The energy system is also under stress. Nuclear plants in France, which rely on river water for cooling, have been forced to reduce output as water temperatures rise beyond safety limits. This has pushed electricity prices upwards, a preview of the frictions that lie ahead as the grid decarbonises. The transition to renewables, while essential, introduces new vulnerabilities: solar output dips during heatwaves due to panel efficiency losses, and wind speeds often drop during high-pressure events.
On a more hopeful note, the UK’s investment in green infrastructure is not trivial. The country has added over 10 GW of offshore wind capacity since 2015, and electric vehicle sales now represent 15% of the market. But these are incremental gains when annual global emissions continue to rise. The latest IPCC report makes clear that we need a 45% reduction in CO2 by 2030 to keep warming below 1.5°C. Current policies put us on track for 2.7°C. The gap is not just large; it is existential.
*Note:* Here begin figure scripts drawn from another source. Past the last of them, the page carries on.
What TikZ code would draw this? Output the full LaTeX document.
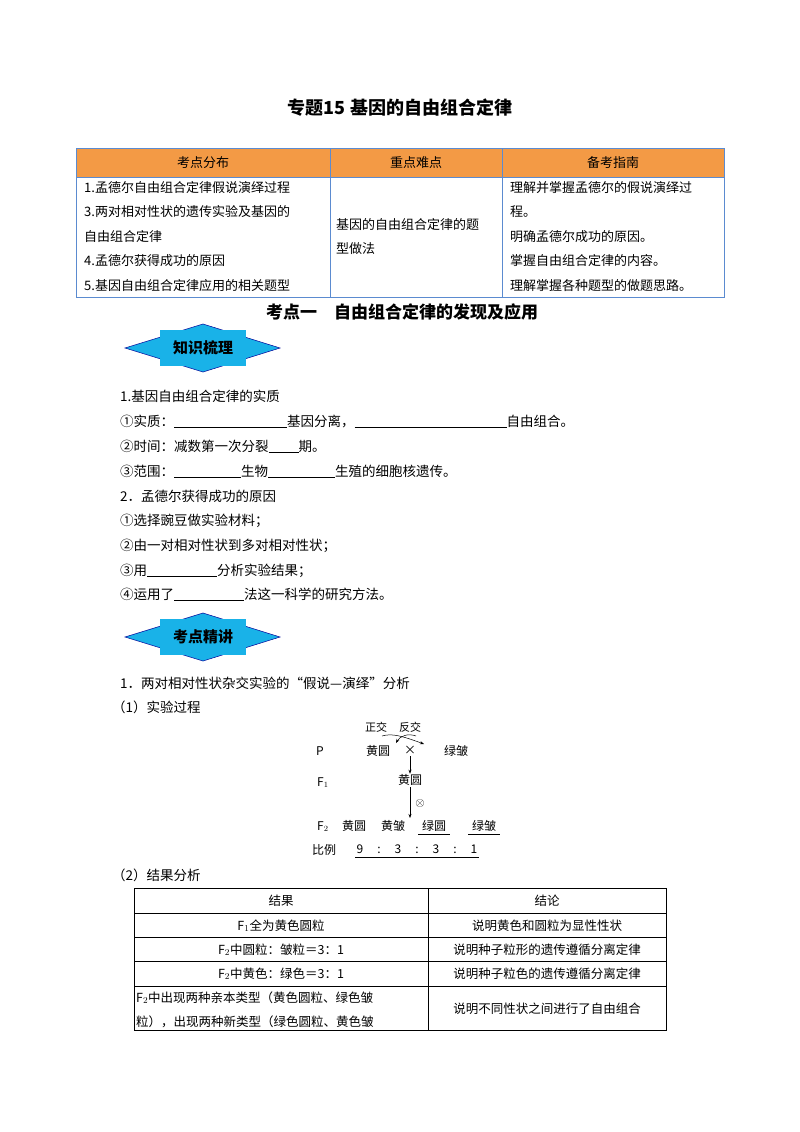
\documentclass[tikz,border=0pt]{standalone}
\usepackage{fontspec}
\setmainfont{Noto Sans CJK SC}
\usetikzlibrary{arrows.meta}
\definecolor{hdr}{HTML}{F39A45}
\definecolor{tb}{HTML}{5B8BD0}
\definecolor{badge}{HTML}{19B2E8}
\newcommand{\blank}[1]{\rule[-1.5pt]{#1pt}{0.5pt}}
\begin{document}
\begin{tikzpicture}[x=1pt,y=-1pt,
  body/.style={anchor=base west,inner sep=0pt,font=\fontsize{13.5}{14}\selectfont},
  cell/.style={anchor=base west,inner sep=0pt,font=\fontsize{13}{14}\selectfont},
  ccell/.style={anchor=base,inner sep=0pt,font=\fontsize{12.5}{14}\selectfont},
  dg/.style={anchor=base,inner sep=0pt,font=\fontsize{12}{13}\selectfont},
  badgetxt/.style={inner sep=0pt,font=\fontsize{15}{16}\selectfont\bfseries}]
\useasboundingbox (0,0) rectangle (800,1132);
\fill[white] (0,0) rectangle (800,1132);
% title
\node[anchor=base,inner sep=0pt,font=\fontsize{18}{20}\selectfont\bfseries] (title) at (400,114) {专题15 基因的自由组合定律};
% top table
\fill[hdr] (76,148) rectangle (724,177);
\draw[tb,line width=0.8pt] (76,148) rectangle (724,297) (76,177)--(724,177) (330,148)--(330,297) (502,148)--(502,297);
\node[anchor=base,inner sep=0pt,font=\fontsize{13}{14}\selectfont] (h1) at (203,167) {考点分布};
\node[anchor=base,inner sep=0pt,font=\fontsize{13}{14}\selectfont] (h2) at (416,167) {重点难点};
\node[anchor=base,inner sep=0pt,font=\fontsize{13}{14}\selectfont] (h3) at (613,167) {备考指南};
\node[cell] (l1) at (84,192) {1.孟德尔自由组合定律假说演绎过程};
\node[cell] (l2) at (84,216.5) {3.两对相对性状的遗传实验及基因的};
\node[cell] (l3) at (84,241) {自由组合定律};
\node[cell] (l4) at (84,265.5) {4.孟德尔获得成功的原因};
\node[cell] (l5) at (84,290) {5.基因自由组合定律应用的相关题型};
\node[cell] (m1) at (336,229) {基因的自由组合定律的题};
\node[cell] (m2) at (336,253.5) {型做法};
\node[cell] (r1) at (510,192) {理解并掌握孟德尔的假说演绎过};
\node[cell] (r2) at (510,216.5) {程。};
\node[cell] (r3) at (510,241) {明确孟德尔成功的原因。};
\node[cell] (r4) at (510,265.5) {掌握自由组合定律的内容。};
\node[cell] (r5) at (510,290) {理解掌握各种题型的做题思路。};
% section heading
\node[anchor=base,inner sep=0pt,font=\fontsize{17}{18}\selectfont\bfseries] (sec) at (402,318) {考点一\quad 自由组合定律的发现及应用};
% badges
\foreach \cy/\txt/\nm in {348/知识梳理/b1, 637/考点精讲/b2}{
  \filldraw[fill=badge,draw=blue!60!black,line width=0.5pt] (125,\cy)--(203,\cy-24)--(280,\cy)--(203,\cy+24)--cycle;
  \fill[badge] (160,\cy-18) rectangle (246,\cy+18);
  \node[badgetxt] (\nm) at (203,\cy) {\txt};
}
% text block 1
\node[body] (t1) at (120,401) {1.基因自由组合定律的实质};
\node[body] (t2) at (120,426) {①实质：\blank{113}基因分离，\blank{152}自由组合。};
\node[body] (t3) at (120,451) {②时间：减数第一次分裂\blank{30}期。};
\node[body] (t4) at (120,476) {③范围：\blank{67}生物\blank{67}生殖的细胞核遗传。};
\node[body] (t5) at (120,501) {2．孟德尔获得成功的原因};
\node[body] (t6) at (120,525) {①选择豌豆做实验材料；};
\node[body] (t7) at (120,550) {②由一对相对性状到多对相对性状；};
\node[body] (t8) at (120,575) {③用\blank{70}分析实验结果；};
\node[body] (t9) at (120,599) {④运用了\blank{70}法这一科学的研究方法。};
% text block 2
\node[body] (u1) at (120,688) {1．两对相对性状杂交实验的“假说—演绎”分析};
\node[body] (u2) at (112,712) {（1）实验过程};
% cross diagram
\node[dg,font=\fontsize{11}{12}\selectfont] (zj) at (376,731) {正交};
\node[dg,font=\fontsize{11}{12}\selectfont] (fj) at (410,731) {反交};
\draw[-{Stealth[length=4pt]},line width=0.5pt] (416,736) .. controls (408,733) and (400,736) .. (396,743);
\draw[-{Stealth[length=4pt]},line width=0.5pt] (382,736) .. controls (392,733) and (402,736) .. (424,744);
\node[dg,anchor=base west] (P) at (316,755) {P};
\node[dg] (pA) at (378,755) {黄圆};
\node[dg] (x) at (410,754) {×};
\node[dg] (pB) at (456,755) {绿皱};
\node[dg,anchor=base west] (F1) at (317,786) {F$_1$};
\node[dg] (f1) at (410,784) {黄圆};
\node[dg,anchor=base west] (F2) at (317,830) {F$_2$};
\node[dg] (g1) at (354,830) {黄圆};
\node[dg] (g2) at (393,830) {黄皱};
\node[dg] (g3) at (434,830) {绿圆};
\node[dg] (g4) at (484,830) {绿皱};
\draw[line width=0.5pt] (418,834)--(450,834) (468,834)--(500,834);
\node[dg,anchor=base west] (bl) at (312,854) {比例};
\node[dg] (ratio) at (417,853) {9\hspace{14pt}:\hspace{14pt}3\hspace{14pt}:\hspace{14pt}3\hspace{14pt}:\hspace{14pt}1};
\draw[line width=0.5pt] (355,857)--(479,857);
\draw[-{Stealth[length=4pt]},line width=0.5pt] (x.south) ++(0,2) coordinate (xs) (xs)--(f1.north);
\draw[-{Stealth[length=4pt]},line width=0.5pt] (f1.south)++(0,2) coordinate (fs) (fs)--(410,818);
\node[inner sep=0pt,font=\fontsize{12}{12}\selectfont] (self) at (420,803) {$\otimes$};
\node[body] (u3) at (112,880) {（2）结果分析};
% bottom table
\draw[line width=0.6pt] (134,888) rectangle (666,1030) (428,888)--(428,1030)
  (134,913)--(666,913) (134,937)--(666,937) (134,961)--(666,961) (134,986)--(666,986);
\node[ccell] (a0) at (281,905) {结果};
\node[ccell] (b0) at (547,905) {结论};
\node[ccell] (a1) at (281,930) {F$_1$全为黄色圆粒};
\node[ccell] (b1) at (547,930) {说明黄色和圆粒为显性性状};
\node[ccell] (a2) at (281,954) {F$_2$中圆粒：皱粒＝3：1};
\node[ccell] (b2) at (547,954) {说明种子粒形的遗传遵循分离定律};
\node[ccell] (a3) at (281,978) {F$_2$中黄色：绿色＝3：1};
\node[ccell] (b3) at (547,978) {说明种子粒色的遗传遵循分离定律};
\node[ccell,anchor=base west] (a4) at (136,1002) {F$_2$中出现两种亲本类型（黄色圆粒、绿色皱};
\node[ccell,anchor=base west] (a5) at (136,1026) {粒），出现两种新类型（绿色圆粒、黄色皱};
\node[ccell] (b4) at (547,1013) {说明不同性状之间进行了自由组合};
\end{tikzpicture}
\end{document}
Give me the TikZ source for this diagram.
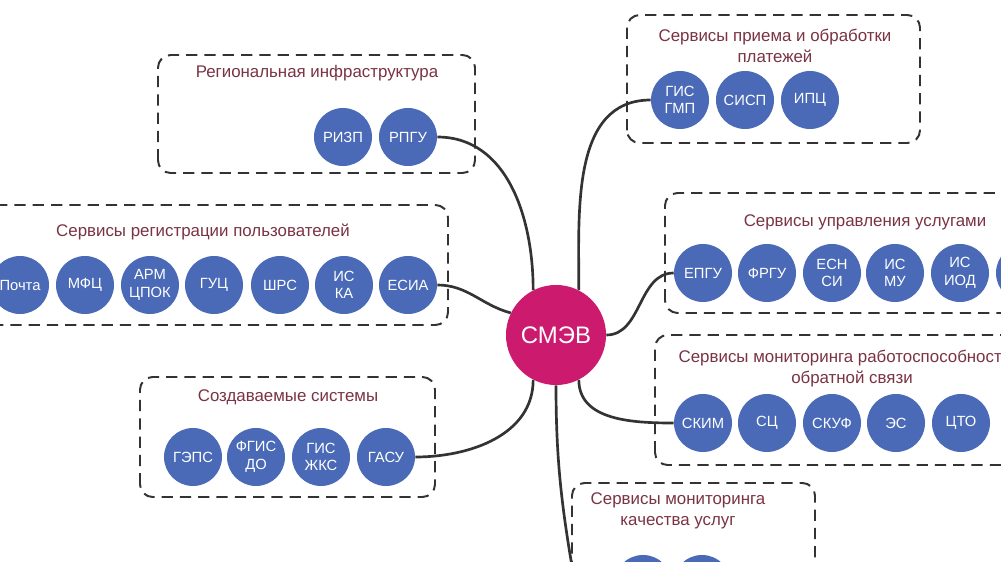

The weather will break. The high pressure will shift and temperatures will fall. But the long-term trend is not in doubt. Each record is a data point confirming the models. The question is no longer whether the climate is changing, but whether our response will match the urgency of the physics. Britain’s Adaptation Fund is a start, but it is a bandage on a wound that requires a tourniquet. The heatwave is a signal from the system. We ignore it at our peril.